DATA SEGMENT:
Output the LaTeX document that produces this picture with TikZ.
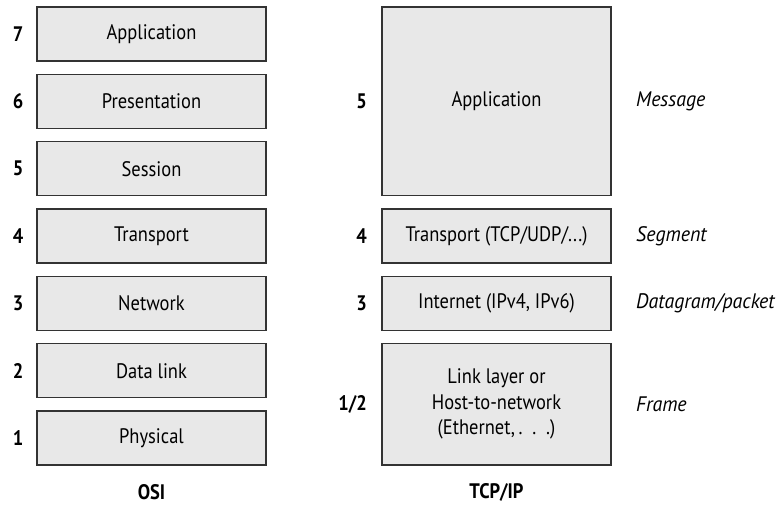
\documentclass[tikz,border=0pt]{standalone}
\usepackage{fontspec}
\setmainfont[FakeStretch=0.88]{PT Sans}
\newfontfamily\pdufont[FakeStretch=0.95]{PT Sans}
\begin{document}
\begin{tikzpicture}[x=1pt,y=-1pt,
  layer/.style={draw=black!80,fill=black!9,line width=1.3pt,inner sep=0pt,
    minimum width=229pt,minimum height=54pt,font=\fontsize{21}{25.5}\selectfont,align=center},
  num/.style={font=\fontsize{21}{25}\selectfont\bfseries,inner sep=0pt},
  pdu/.style={font=\fontsize{21}{25}\pdufont\itshape,anchor=west,inner sep=0pt},
  title/.style={font=\fontsize{21}{25}\selectfont\bfseries,inner sep=0pt}]
\useasboundingbox (0,0) rectangle (784,511);
% OSI
\node[layer] (o7) at (151.5,34) {Application};
\node[layer] (o6) at (151.5,101.3) {Presentation};
\node[layer] (o5) at (151.5,168.7) {Session};
\node[layer] (o4) at (151.5,236) {Transport};
\node[layer] (o3) at (151.5,303.3) {Network};
\node[layer] (o2) at (151.5,370.7) {Data link};
\node[layer] (o1) at (151.5,438) {Physical};
\foreach \n in {7,6,5,4,3,2,1}{
  \node[num] (on\n) at (18,0 |- o\n) {\n};
}
\node[title] (osi) at (151.5,492) {OSI};
% TCP/IP
\node[layer,minimum height=188.7pt] (t5) at (496.5,101.3) {Application};
\node[layer] (t4) at (496.5,236) {Transport (TCP/UDP/...)};
\node[layer] (t3) at (496.5,303.3) {Internet (IPv4, IPv6)};
\node[layer,minimum height=121.3pt] (t1) at (496.5,404.3) {Link layer or\\Host-to-network\\(Ethernet,\,.\ \ .\ \ .)};
\node[num,anchor=east] (tn5) at (367,0 |- t5) {5};
\node[num,anchor=east] (tn4) at (367,0 |- t4) {4};
\node[num,anchor=east] (tn3) at (367,0 |- t3) {3};
\node[num,anchor=east] (tn1) at (367,0 |- t1) {1/2};
\node[title] (tcp) at (496.5,492) {TCP/IP};
% PDUs
\node[pdu] (p5) at (636,0 |- t5) {Message};
\node[pdu] (p4) at (636,0 |- t4) {Segment};
\node[pdu] (p3) at (636,0 |- t3) {Datagram/packet};
\node[pdu] (p1) at (636,0 |- t1) {Frame};
\end{tikzpicture}
\end{document}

PROMPT:
From the material above, reproduce everything verbatim except the pictures.

OUTPUT FOR THIS TASK:
Output the LaTeX document that produces this picture with TikZ.
\documentclass[tikz,border=0pt]{standalone}
\usepackage{fontspec}
\setmainfont[FakeStretch=0.88]{PT Sans}
\newfontfamily\pdufont[FakeStretch=0.95]{PT Sans}
\begin{document}
\begin{tikzpicture}[x=1pt,y=-1pt,
  layer/.style={draw=black!80,fill=black!9,line width=1.3pt,inner sep=0pt,
    minimum width=229pt,minimum height=54pt,font=\fontsize{21}{25.5}\selectfont,align=center},
  num/.style={font=\fontsize{21}{25}\selectfont\bfseries,inner sep=0pt},
  pdu/.style={font=\fontsize{21}{25}\pdufont\itshape,anchor=west,inner sep=0pt},
  title/.style={font=\fontsize{21}{25}\selectfont\bfseries,inner sep=0pt}]
\useasboundingbox (0,0) rectangle (784,511);
% OSI
\node[layer] (o7) at (151.5,34) {Application};
\node[layer] (o6) at (151.5,101.3) {Presentation};
\node[layer] (o5) at (151.5,168.7) {Session};
\node[layer] (o4) at (151.5,236) {Transport};
\node[layer] (o3) at (151.5,303.3) {Network};
\node[layer] (o2) at (151.5,370.7) {Data link};
\node[layer] (o1) at (151.5,438) {Physical};
\foreach \n in {7,6,5,4,3,2,1}{
  \node[num] (on\n) at (18,0 |- o\n) {\n};
}
\node[title] (osi) at (151.5,492) {OSI};
% TCP/IP
\node[layer,minimum height=188.7pt] (t5) at (496.5,101.3) {Application};
\node[layer] (t4) at (496.5,236) {Transport (TCP/UDP/...)};
\node[layer] (t3) at (496.5,303.3) {Internet (IPv4, IPv6)};
\node[layer,minimum height=121.3pt] (t1) at (496.5,404.3) {Link layer or\\Host-to-network\\(Ethernet,\,.\ \ .\ \ .)};
\node[num,anchor=east] (tn5) at (367,0 |- t5) {5};
\node[num,anchor=east] (tn4) at (367,0 |- t4) {4};
\node[num,anchor=east] (tn3) at (367,0 |- t3) {3};
\node[num,anchor=east] (tn1) at (367,0 |- t1) {1/2};
\node[title] (tcp) at (496.5,492) {TCP/IP};
% PDUs
\node[pdu] (p5) at (636,0 |- t5) {Message};
\node[pdu] (p4) at (636,0 |- t4) {Segment};
\node[pdu] (p3) at (636,0 |- t3) {Datagram/packet};
\node[pdu] (p1) at (636,0 |- t1) {Frame};
\end{tikzpicture}
\end{document}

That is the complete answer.